Sosyal mesafe kurallarına uygun olarak düzenlenmiş portatif sandalyeler numaralı ve önceden rezervasyon yapılarak alınıyor. İçeriye girişler sırayla ve kontrollü olarak yapılıyor, görevliler tarafından ateş ölçülerek.
Tabi ki herkes maskeli olarak alınıyor. Yapılan anonslarla güvenlik uyarıları hatırlatılıyor. Sandalyelerin üzerinde bırakılan küçük sularda güzel bir jest olmuş bence.
Film izlemeyle bütünleşmiş olan patlamış mısırlarda unutulmamış bu arada…girişteki büfelerde mis gibi kokusuyla albeni yaratarak cazibe oluşturmuşlar. Maskelerini çıkararak yemeyi göze alanların patlamış mısır kutuları ellerindeydi.
Yani özetle, insanın içine sinerek güvenle gidebileceği hoş bir ortam oluşturulmuş.
Haftanın belli günlerinde çeşitli filmler gösteriliyor. Bizim seçtiğimiz film “Merhaba güzel vatanım” idi. Dram ve biyografik tarzında. Yönetmen: Cengiz Özkarabekir. 2019 -yapımı.
İzlemiş olanlar bilirler, filmin konusu Nazım Hikmet ve Ahmet Ümit’in gerçek hayat hikayelerinden uyarlanmış. Nazım Hikmet’in Moskova’ya uzanan yolculuğunun akışı, Ahmet Ümit’in 1980’li yıllarda Moskova’ya gidişi üzerine harmanlanarak anlatılmış. Filmde Nazım Hikmet ve Ahmet Ümit’in yaşadıkları dönemin siyasi olaylarının akışında edebi kişiliklerinin nasıl oluştuğunu da izliyorsunuz.

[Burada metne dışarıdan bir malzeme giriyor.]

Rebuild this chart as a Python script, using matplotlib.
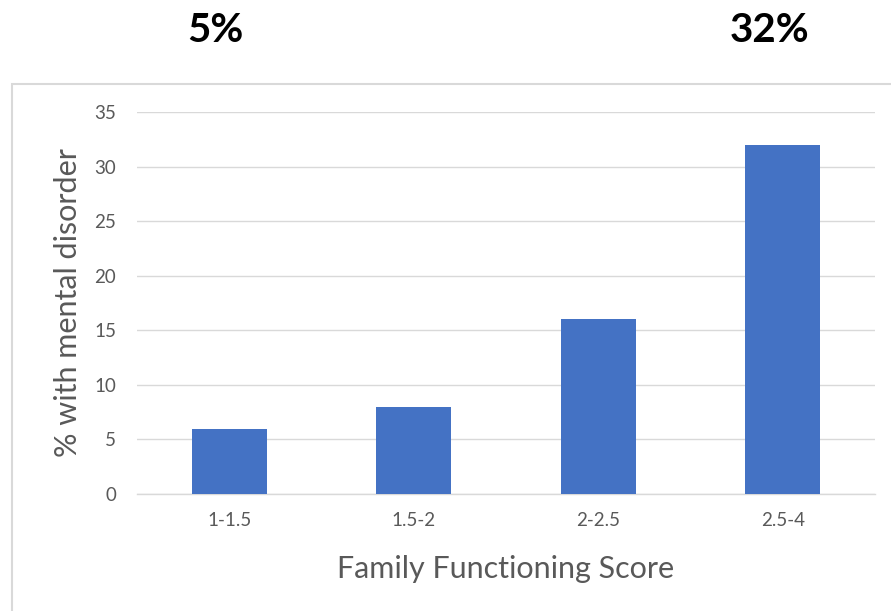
import matplotlib
matplotlib.use("Agg")
import matplotlib.pyplot as plt
from matplotlib.patches import Rectangle

categories = ["1-1.5", "1.5-2", "2-2.5", "2.5-4"]
values = [6, 8, 16, 32]
y_ticks = [0, 5, 10, 15, 20, 25, 30, 35]
headline_left = "5%"
headline_right = "32%"

plt.rcParams["font.family"] = ["Lato", "DejaVu Sans"]

W, H = 891, 611
fig = plt.figure(figsize=(W / 100, H / 100), dpi=100)
fig.patch.set_facecolor("white")

# chart frame
fig.add_artist(Rectangle((12 / W, -0.05), 1.0, (H - 84) / H + 0.05,
                         transform=fig.transFigure, fill=False,
                         edgecolor="#d9d9d9", linewidth=1.5))

ax = fig.add_axes([137 / W, (H - 494) / H, (875 - 137) / W, (494 - 112) / H])
x = range(len(categories))
ax.bar(x, values, width=0.405, color="#4472C4", zorder=3)
ax.set_xlim(-0.5, len(categories) - 0.5)
ax.set_ylim(0, 35)
ax.set_yticks(y_ticks)
ax.set_xticks(list(x))
ax.set_xticklabels(categories)
ax.grid(axis="y", color="#d9d9d9", linewidth=1, zorder=0)
for s in ["top", "right", "left"]:
    ax.spines[s].set_visible(False)
ax.spines["bottom"].set_color("#d9d9d9")
ax.spines["bottom"].set_linewidth(1)
ax.tick_params(axis="both", length=0, labelsize=13.5, colors="#595959")
ax.tick_params(axis="y", pad=15)
ax.tick_params(axis="x", pad=13)
ax.set_ylabel("% with mental disorder", fontsize=22, color="#595959", labelpad=9)
ax.set_xlabel("Family Functioning Score", fontsize=22, color="#595959", labelpad=19)

fig.text(215 / W, 1 - 30 / H, headline_left, fontsize=29, fontweight="bold",
         ha="center", va="center", color="black")
fig.text(770 / W, 1 - 30 / H, headline_right, fontsize=29, fontweight="bold",
         ha="center", va="center", color="black")

fig.savefig("out.png", dpi=100, facecolor="white")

Filmin yorumları herkese göre değişebilir tabi ki benim için anlamlı bir filmdi. Kendi ülkemizin ve dünyanın içinden geçtiği bir dönemi anlatan, hatırlatan. O dönemin gerçekleri ve acılarıyla tekrar buluşturan. En çok etkilendiğim sahnelerden biri de Ahmet Ümit’in geçtiği sıkıntılı aşamalardan sonra yazar olmaya karar verdiği an. Sonra Nazım Hikmetin bitmek bilmeyen yaşam aşkı, kendi savunduğu gerçeklerden hiçbir koşulda ödün vermemesi (yaşamı pahasına), başkasına benliksiz yardım etme arzusu. Filmin sonunda ki görüşlerde etkileyiciydi. Şöyle ki; Sanat ve sanatçıların gücünün siyasetten üstünde olması. Tarihinde bunu açığa çıkardığı gibi.
Sanatın ve insan olmanın gücünü hissettiğim andı bunlar.
Özetle; yaşamaya, insana ve aydınlık yarınlara gönül vermiş insanların hikayesiydi…
Açık havada beyaz perdede güzel rüzgârlı bir akşamda izlediğim.
Emeği geçenlere, bu ortamı yaratanlara sonsuz teşekkürlerle.